Abstrak

Kembali

We explore with numerical simulations basic physical conditions leading to key observed features of non-volcanic tremor (NVT) in relation to slow slip events (SSEs) and earthquakes along the Guerrero segment of the Mexican subduction zone. To study the interactions between different modes of slip, and examine possible variations over timescales larger than the 15 year observational interval, we use a model with a planar interface governed by space-varying static/kinetic friction and dislocation creep in a 3-D elastic solid. A fault section with zero weakening during frictional slip fails in a mode corresponding to a ‘critical depinning transition’ that produces generically many observed features of NVT. A patch with elevated creep coefficients represents a section with SSE. Simulations with small added stress oscillations are used to examine triggering of NVT by large remote earthquakes.
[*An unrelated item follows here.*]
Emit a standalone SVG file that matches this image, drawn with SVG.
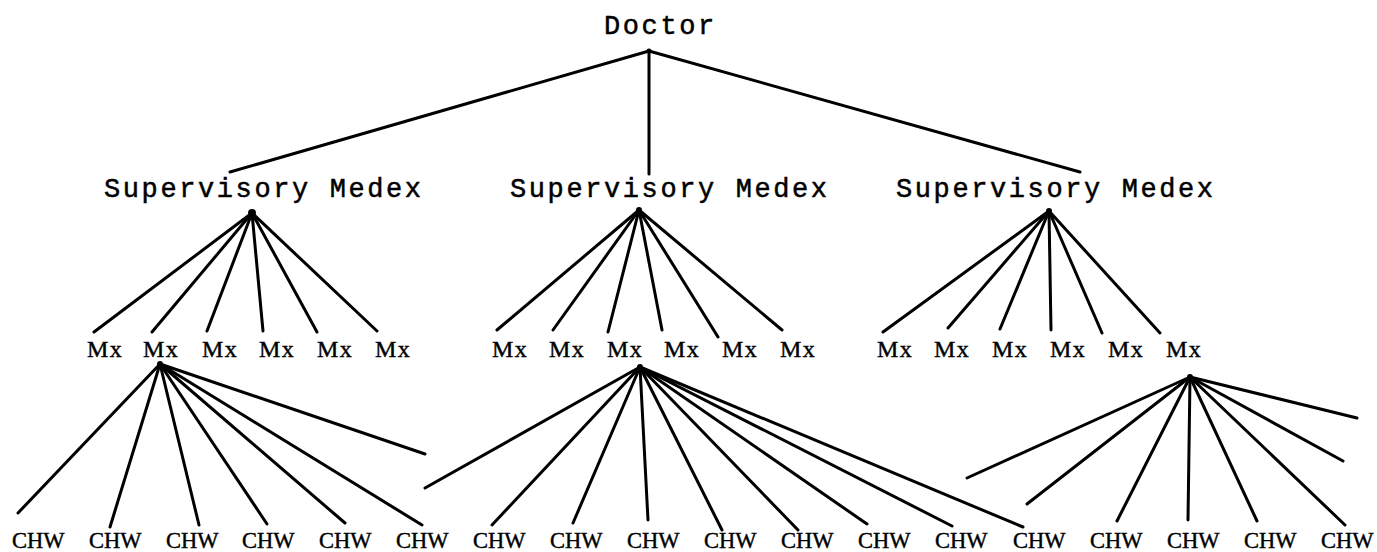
<svg xmlns="http://www.w3.org/2000/svg" width="1377" height="552" viewBox="0 0 1377 552">
<style>
.top{font-family:"Liberation Mono","DejaVu Sans Mono",monospace;font-size:27px;letter-spacing:2.6px;fill:#000;stroke:#000;stroke-width:0.5}
.mx{font-family:"Liberation Serif","DejaVu Serif",serif;font-size:24px;letter-spacing:1.5px;fill:#000;stroke:#000;stroke-width:0.4}
.chw{font-family:"Liberation Serif","DejaVu Serif",serif;font-size:22.5px;fill:#000;stroke:#000;stroke-width:0.4}
#connectors line{stroke:#000;stroke-width:3;stroke-linecap:round}
#connectors circle{fill:#000}
</style>
<rect width="1377" height="552" fill="#fff"/>
<g id="connectors">
<line x1="649" y1="51" x2="230" y2="172"/>
<line x1="649" y1="51" x2="649" y2="174"/>
<line x1="649" y1="51" x2="1080" y2="172"/>
<circle cx="649" cy="51" r="2.5"/>
<line x1="252" y1="213" x2="94" y2="332"/>
<line x1="252" y1="213" x2="152" y2="332"/>
<line x1="252" y1="213" x2="207" y2="331"/>
<line x1="252" y1="213" x2="263" y2="331"/>
<line x1="252" y1="213" x2="317" y2="332"/>
<line x1="252" y1="213" x2="377" y2="331"/>
<circle cx="252" cy="213" r="4"/>
<line x1="639" y1="210" x2="497" y2="330"/>
<line x1="639" y1="210" x2="553" y2="330"/>
<line x1="639" y1="210" x2="608" y2="332"/>
<line x1="639" y1="210" x2="662" y2="330"/>
<line x1="639" y1="210" x2="718" y2="337"/>
<line x1="639" y1="210" x2="782" y2="330"/>
<circle cx="639" cy="210" r="3"/>
<line x1="1049" y1="211" x2="883" y2="332"/>
<line x1="1049" y1="211" x2="948" y2="328"/>
<line x1="1049" y1="211" x2="1000" y2="329"/>
<line x1="1049" y1="211" x2="1051" y2="330"/>
<line x1="1049" y1="211" x2="1102" y2="333"/>
<line x1="1049" y1="211" x2="1160" y2="333"/>
<circle cx="1049" cy="211" r="3"/>
<line x1="160" y1="364" x2="18" y2="513"/>
<line x1="160" y1="364" x2="110" y2="527"/>
<line x1="160" y1="364" x2="199" y2="525"/>
<line x1="160" y1="364" x2="267" y2="524"/>
<line x1="160" y1="364" x2="345" y2="523"/>
<line x1="160" y1="364" x2="422" y2="525"/>
<line x1="160" y1="364" x2="425" y2="454"/>
<circle cx="160" cy="364" r="3"/>
<line x1="640" y1="367" x2="425" y2="488"/>
<line x1="640" y1="367" x2="492" y2="525"/>
<line x1="640" y1="367" x2="573" y2="523"/>
<line x1="640" y1="367" x2="648" y2="520"/>
<line x1="640" y1="367" x2="722" y2="530"/>
<line x1="640" y1="367" x2="798" y2="530"/>
<line x1="640" y1="367" x2="867" y2="524"/>
<line x1="640" y1="367" x2="952" y2="526"/>
<line x1="640" y1="367" x2="1023" y2="527"/>
<circle cx="640" cy="367" r="3"/>
<line x1="1190" y1="377" x2="967" y2="478"/>
<line x1="1190" y1="377" x2="1027" y2="504"/>
<line x1="1190" y1="377" x2="1117" y2="521"/>
<line x1="1190" y1="377" x2="1188" y2="520"/>
<line x1="1190" y1="377" x2="1257" y2="521"/>
<line x1="1190" y1="377" x2="1345" y2="525"/>
<line x1="1190" y1="377" x2="1343" y2="461"/>
<line x1="1190" y1="377" x2="1357" y2="418"/>
<circle cx="1190" cy="377" r="3"/>
</g>
<g id="doctor"><text class="top" x="604" y="34">Doctor</text></g>
<g id="sm1"><text class="top" x="104" y="197">Supervisory Medex</text></g>
<g id="sm2"><text class="top" x="510" y="197">Supervisory Medex</text></g>
<g id="sm3"><text class="top" x="896" y="197">Supervisory Medex</text></g>
<g id="mx1-1"><text class="mx" x="87" y="357">Mx</text></g>
<g id="mx1-2"><text class="mx" x="143" y="357">Mx</text></g>
<g id="mx1-3"><text class="mx" x="202" y="357">Mx</text></g>
<g id="mx1-4"><text class="mx" x="259" y="357">Mx</text></g>
<g id="mx1-5"><text class="mx" x="317" y="357">Mx</text></g>
<g id="mx1-6"><text class="mx" x="375" y="357">Mx</text></g>
<g id="mx2-1"><text class="mx" x="492" y="357">Mx</text></g>
<g id="mx2-2"><text class="mx" x="549" y="357">Mx</text></g>
<g id="mx2-3"><text class="mx" x="607" y="357">Mx</text></g>
<g id="mx2-4"><text class="mx" x="664" y="357">Mx</text></g>
<g id="mx2-5"><text class="mx" x="722" y="357">Mx</text></g>
<g id="mx2-6"><text class="mx" x="780" y="357">Mx</text></g>
<g id="mx3-1"><text class="mx" x="877" y="357">Mx</text></g>
<g id="mx3-2"><text class="mx" x="934" y="357">Mx</text></g>
<g id="mx3-3"><text class="mx" x="992" y="357">Mx</text></g>
<g id="mx3-4"><text class="mx" x="1050" y="357">Mx</text></g>
<g id="mx3-5"><text class="mx" x="1108" y="357">Mx</text></g>
<g id="mx3-6"><text class="mx" x="1166" y="357">Mx</text></g>
<g id="chw1"><text class="chw" x="12" y="548">CHW</text></g>
<g id="chw2"><text class="chw" x="89" y="548">CHW</text></g>
<g id="chw3"><text class="chw" x="166" y="548">CHW</text></g>
<g id="chw4"><text class="chw" x="242" y="548">CHW</text></g>
<g id="chw5"><text class="chw" x="319" y="548">CHW</text></g>
<g id="chw6"><text class="chw" x="396" y="548">CHW</text></g>
<g id="chw7"><text class="chw" x="473" y="548">CHW</text></g>
<g id="chw8"><text class="chw" x="550" y="548">CHW</text></g>
<g id="chw9"><text class="chw" x="627" y="548">CHW</text></g>
<g id="chw10"><text class="chw" x="704" y="548">CHW</text></g>
<g id="chw11"><text class="chw" x="781" y="548">CHW</text></g>
<g id="chw12"><text class="chw" x="858" y="548">CHW</text></g>
<g id="chw13"><text class="chw" x="935" y="548">CHW</text></g>
<g id="chw14"><text class="chw" x="1013" y="548">CHW</text></g>
<g id="chw15"><text class="chw" x="1090" y="548">CHW</text></g>
<g id="chw16"><text class="chw" x="1167" y="548">CHW</text></g>
<g id="chw17"><text class="chw" x="1244" y="548">CHW</text></g>
<g id="chw18"><text class="chw" x="1321" y="548">CHW</text></g>
</svg>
The results reproduce well the basic observed properties of NVT and SSE in the Guerrero area, while pointing to complex interactions between large earthquake cycles, quasi-period SSE and scale-invariant NVT behaviour. The model simulations provide additional information on expected frequency magnitude statistics, slip distributions and space–time properties of the different event types that may be tested with accumulation of future data. Some earthquake and NVT events near the opposite sides of the SSE patch have significant separation between their hypocentres and centroids. The rates of these events are correlated with the creep evolution in the SSE section. The results also suggest that aseismic deformation in the area may have transients on timescales larger than the observational period.